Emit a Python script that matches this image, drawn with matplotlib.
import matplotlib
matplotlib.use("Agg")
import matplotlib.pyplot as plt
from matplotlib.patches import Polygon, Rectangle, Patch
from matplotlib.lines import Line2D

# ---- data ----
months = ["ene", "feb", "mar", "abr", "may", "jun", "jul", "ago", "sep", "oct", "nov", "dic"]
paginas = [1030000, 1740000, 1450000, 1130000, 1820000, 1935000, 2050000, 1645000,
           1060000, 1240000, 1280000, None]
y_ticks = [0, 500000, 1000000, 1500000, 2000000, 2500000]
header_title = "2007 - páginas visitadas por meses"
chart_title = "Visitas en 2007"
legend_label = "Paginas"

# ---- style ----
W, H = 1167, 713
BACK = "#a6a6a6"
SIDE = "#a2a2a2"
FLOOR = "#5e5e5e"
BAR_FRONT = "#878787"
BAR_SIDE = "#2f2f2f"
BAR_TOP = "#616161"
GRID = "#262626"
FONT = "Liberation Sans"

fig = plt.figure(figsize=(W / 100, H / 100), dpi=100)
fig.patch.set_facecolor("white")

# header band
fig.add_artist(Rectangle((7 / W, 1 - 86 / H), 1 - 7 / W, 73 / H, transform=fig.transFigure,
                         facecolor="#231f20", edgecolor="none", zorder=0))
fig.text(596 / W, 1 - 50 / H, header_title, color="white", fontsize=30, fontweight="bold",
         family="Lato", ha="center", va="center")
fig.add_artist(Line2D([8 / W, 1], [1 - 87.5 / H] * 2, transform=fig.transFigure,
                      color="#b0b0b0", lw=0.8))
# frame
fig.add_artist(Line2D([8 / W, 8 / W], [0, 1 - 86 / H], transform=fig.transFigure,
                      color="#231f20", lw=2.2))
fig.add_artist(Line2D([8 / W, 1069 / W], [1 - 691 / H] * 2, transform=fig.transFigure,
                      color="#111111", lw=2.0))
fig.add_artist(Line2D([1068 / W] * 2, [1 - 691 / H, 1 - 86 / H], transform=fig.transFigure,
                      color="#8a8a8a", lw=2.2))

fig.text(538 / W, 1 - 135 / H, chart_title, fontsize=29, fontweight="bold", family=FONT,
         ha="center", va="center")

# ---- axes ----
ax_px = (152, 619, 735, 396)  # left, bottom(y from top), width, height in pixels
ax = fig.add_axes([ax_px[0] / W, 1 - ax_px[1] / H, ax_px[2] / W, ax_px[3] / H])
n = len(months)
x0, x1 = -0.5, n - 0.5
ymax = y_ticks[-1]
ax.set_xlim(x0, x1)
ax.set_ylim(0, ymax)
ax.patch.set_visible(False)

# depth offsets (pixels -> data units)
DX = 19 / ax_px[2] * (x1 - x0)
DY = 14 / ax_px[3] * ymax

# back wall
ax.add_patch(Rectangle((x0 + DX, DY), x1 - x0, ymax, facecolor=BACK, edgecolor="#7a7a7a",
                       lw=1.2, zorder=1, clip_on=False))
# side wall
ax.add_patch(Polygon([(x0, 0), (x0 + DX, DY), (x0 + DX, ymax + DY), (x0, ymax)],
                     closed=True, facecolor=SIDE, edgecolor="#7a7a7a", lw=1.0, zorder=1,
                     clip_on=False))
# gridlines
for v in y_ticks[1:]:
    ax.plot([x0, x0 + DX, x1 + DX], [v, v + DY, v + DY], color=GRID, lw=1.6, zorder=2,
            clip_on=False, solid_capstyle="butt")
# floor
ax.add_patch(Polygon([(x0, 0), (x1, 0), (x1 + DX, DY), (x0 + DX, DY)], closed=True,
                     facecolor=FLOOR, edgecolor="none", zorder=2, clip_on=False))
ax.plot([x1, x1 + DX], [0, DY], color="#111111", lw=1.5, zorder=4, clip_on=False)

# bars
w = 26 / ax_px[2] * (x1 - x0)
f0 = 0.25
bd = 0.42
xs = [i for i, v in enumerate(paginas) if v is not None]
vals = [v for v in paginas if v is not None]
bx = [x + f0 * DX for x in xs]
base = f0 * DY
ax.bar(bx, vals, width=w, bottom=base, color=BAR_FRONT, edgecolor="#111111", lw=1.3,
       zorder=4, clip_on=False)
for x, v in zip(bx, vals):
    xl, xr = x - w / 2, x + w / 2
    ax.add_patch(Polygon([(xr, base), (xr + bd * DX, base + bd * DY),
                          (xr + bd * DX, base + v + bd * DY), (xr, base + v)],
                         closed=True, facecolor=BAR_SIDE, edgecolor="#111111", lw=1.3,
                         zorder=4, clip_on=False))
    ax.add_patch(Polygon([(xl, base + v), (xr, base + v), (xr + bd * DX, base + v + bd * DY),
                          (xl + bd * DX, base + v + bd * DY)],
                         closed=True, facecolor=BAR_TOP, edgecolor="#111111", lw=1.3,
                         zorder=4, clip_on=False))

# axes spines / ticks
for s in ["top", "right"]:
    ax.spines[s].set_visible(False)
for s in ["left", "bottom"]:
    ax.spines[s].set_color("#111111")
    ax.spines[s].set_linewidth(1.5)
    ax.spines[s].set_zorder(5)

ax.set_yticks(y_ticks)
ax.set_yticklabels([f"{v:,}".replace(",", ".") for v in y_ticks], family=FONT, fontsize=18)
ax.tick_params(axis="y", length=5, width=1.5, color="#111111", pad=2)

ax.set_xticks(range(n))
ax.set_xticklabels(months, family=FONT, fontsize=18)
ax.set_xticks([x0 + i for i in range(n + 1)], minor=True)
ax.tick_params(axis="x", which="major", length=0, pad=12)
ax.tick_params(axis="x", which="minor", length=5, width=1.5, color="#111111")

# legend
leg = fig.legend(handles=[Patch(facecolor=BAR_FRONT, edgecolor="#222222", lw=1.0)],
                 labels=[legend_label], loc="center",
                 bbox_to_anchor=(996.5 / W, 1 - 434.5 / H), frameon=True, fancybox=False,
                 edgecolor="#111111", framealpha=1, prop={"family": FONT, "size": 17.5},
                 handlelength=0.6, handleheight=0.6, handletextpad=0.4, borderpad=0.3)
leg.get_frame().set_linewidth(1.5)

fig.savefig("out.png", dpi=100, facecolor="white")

Exercise details:
Copy in full each line that holds the word "matplotlib".

Response for this exercise:
Emit a Python script that matches this image, drawn with matplotlib.
import matplotlib
matplotlib.use("Agg")
import matplotlib.pyplot as plt
from matplotlib.patches import Polygon, Rectangle, Patch
from matplotlib.lines import Line2D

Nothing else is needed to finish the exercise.